◆ REQUEST ◆
Print all of the lines exactly. Any picture among them stays out.

◆ DATASET CONTENT ◆
┄┄┄┄┄┄┄┄┄┄

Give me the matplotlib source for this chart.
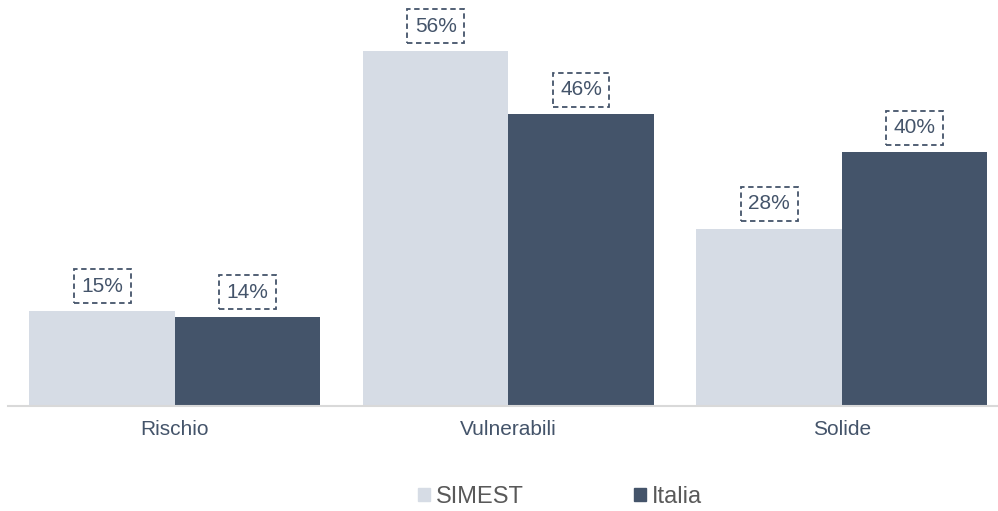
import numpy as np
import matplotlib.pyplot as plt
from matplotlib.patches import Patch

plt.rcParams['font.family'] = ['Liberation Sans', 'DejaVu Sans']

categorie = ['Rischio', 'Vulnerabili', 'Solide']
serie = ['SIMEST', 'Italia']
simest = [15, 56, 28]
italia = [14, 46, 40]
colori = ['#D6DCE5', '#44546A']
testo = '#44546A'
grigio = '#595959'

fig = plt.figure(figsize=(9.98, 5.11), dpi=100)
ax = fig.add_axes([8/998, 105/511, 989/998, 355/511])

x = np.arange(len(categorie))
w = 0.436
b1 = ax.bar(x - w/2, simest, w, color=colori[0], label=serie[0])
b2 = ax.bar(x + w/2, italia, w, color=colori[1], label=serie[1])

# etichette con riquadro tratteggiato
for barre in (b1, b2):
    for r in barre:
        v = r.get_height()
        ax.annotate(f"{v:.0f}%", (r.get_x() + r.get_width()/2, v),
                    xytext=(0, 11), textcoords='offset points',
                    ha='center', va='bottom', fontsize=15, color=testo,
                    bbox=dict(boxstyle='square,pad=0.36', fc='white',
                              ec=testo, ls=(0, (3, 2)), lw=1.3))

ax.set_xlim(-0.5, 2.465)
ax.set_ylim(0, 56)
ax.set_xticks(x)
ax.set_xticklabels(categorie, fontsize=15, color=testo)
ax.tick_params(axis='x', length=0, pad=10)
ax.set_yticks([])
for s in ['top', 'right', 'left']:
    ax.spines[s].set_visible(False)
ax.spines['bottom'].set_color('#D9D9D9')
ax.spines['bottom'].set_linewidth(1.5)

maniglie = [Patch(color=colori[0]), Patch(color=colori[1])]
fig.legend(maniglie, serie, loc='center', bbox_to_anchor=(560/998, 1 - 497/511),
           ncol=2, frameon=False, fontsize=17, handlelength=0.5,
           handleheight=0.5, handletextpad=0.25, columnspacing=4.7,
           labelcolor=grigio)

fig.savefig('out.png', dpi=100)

┄┄┄┄┄┄┄┄┄┄

◆ ANSWER FOR THIS EXERCISE ◆
Give me the matplotlib source for this chart.
import numpy as np
import matplotlib.pyplot as plt
from matplotlib.patches import Patch

plt.rcParams['font.family'] = ['Liberation Sans', 'DejaVu Sans']

categorie = ['Rischio', 'Vulnerabili', 'Solide']
serie = ['SIMEST', 'Italia']
simest = [15, 56, 28]
italia = [14, 46, 40]
colori = ['#D6DCE5', '#44546A']
testo = '#44546A'
grigio = '#595959'

fig = plt.figure(figsize=(9.98, 5.11), dpi=100)
ax = fig.add_axes([8/998, 105/511, 989/998, 355/511])

x = np.arange(len(categorie))
w = 0.436
b1 = ax.bar(x - w/2, simest, w, color=colori[0], label=serie[0])
b2 = ax.bar(x + w/2, italia, w, color=colori[1], label=serie[1])

# etichette con riquadro tratteggiato
for barre in (b1, b2):
    for r in barre:
        v = r.get_height()
        ax.annotate(f"{v:.0f}%", (r.get_x() + r.get_width()/2, v),
                    xytext=(0, 11), textcoords='offset points',
                    ha='center', va='bottom', fontsize=15, color=testo,
                    bbox=dict(boxstyle='square,pad=0.36', fc='white',
                              ec=testo, ls=(0, (3, 2)), lw=1.3))

ax.set_xlim(-0.5, 2.465)
ax.set_ylim(0, 56)
ax.set_xticks(x)
ax.set_xticklabels(categorie, fontsize=15, color=testo)
ax.tick_params(axis='x', length=0, pad=10)
ax.set_yticks([])
for s in ['top', 'right', 'left']:
    ax.spines[s].set_visible(False)
ax.spines['bottom'].set_color('#D9D9D9')
ax.spines['bottom'].set_linewidth(1.5)

maniglie = [Patch(color=colori[0]), Patch(color=colori[1])]
fig.legend(maniglie, serie, loc='center', bbox_to_anchor=(560/998, 1 - 497/511),
           ncol=2, frameon=False, fontsize=17, handlelength=0.5,
           handleheight=0.5, handletextpad=0.25, columnspacing=4.7,
           labelcolor=grigio)

fig.savefig('out.png', dpi=100)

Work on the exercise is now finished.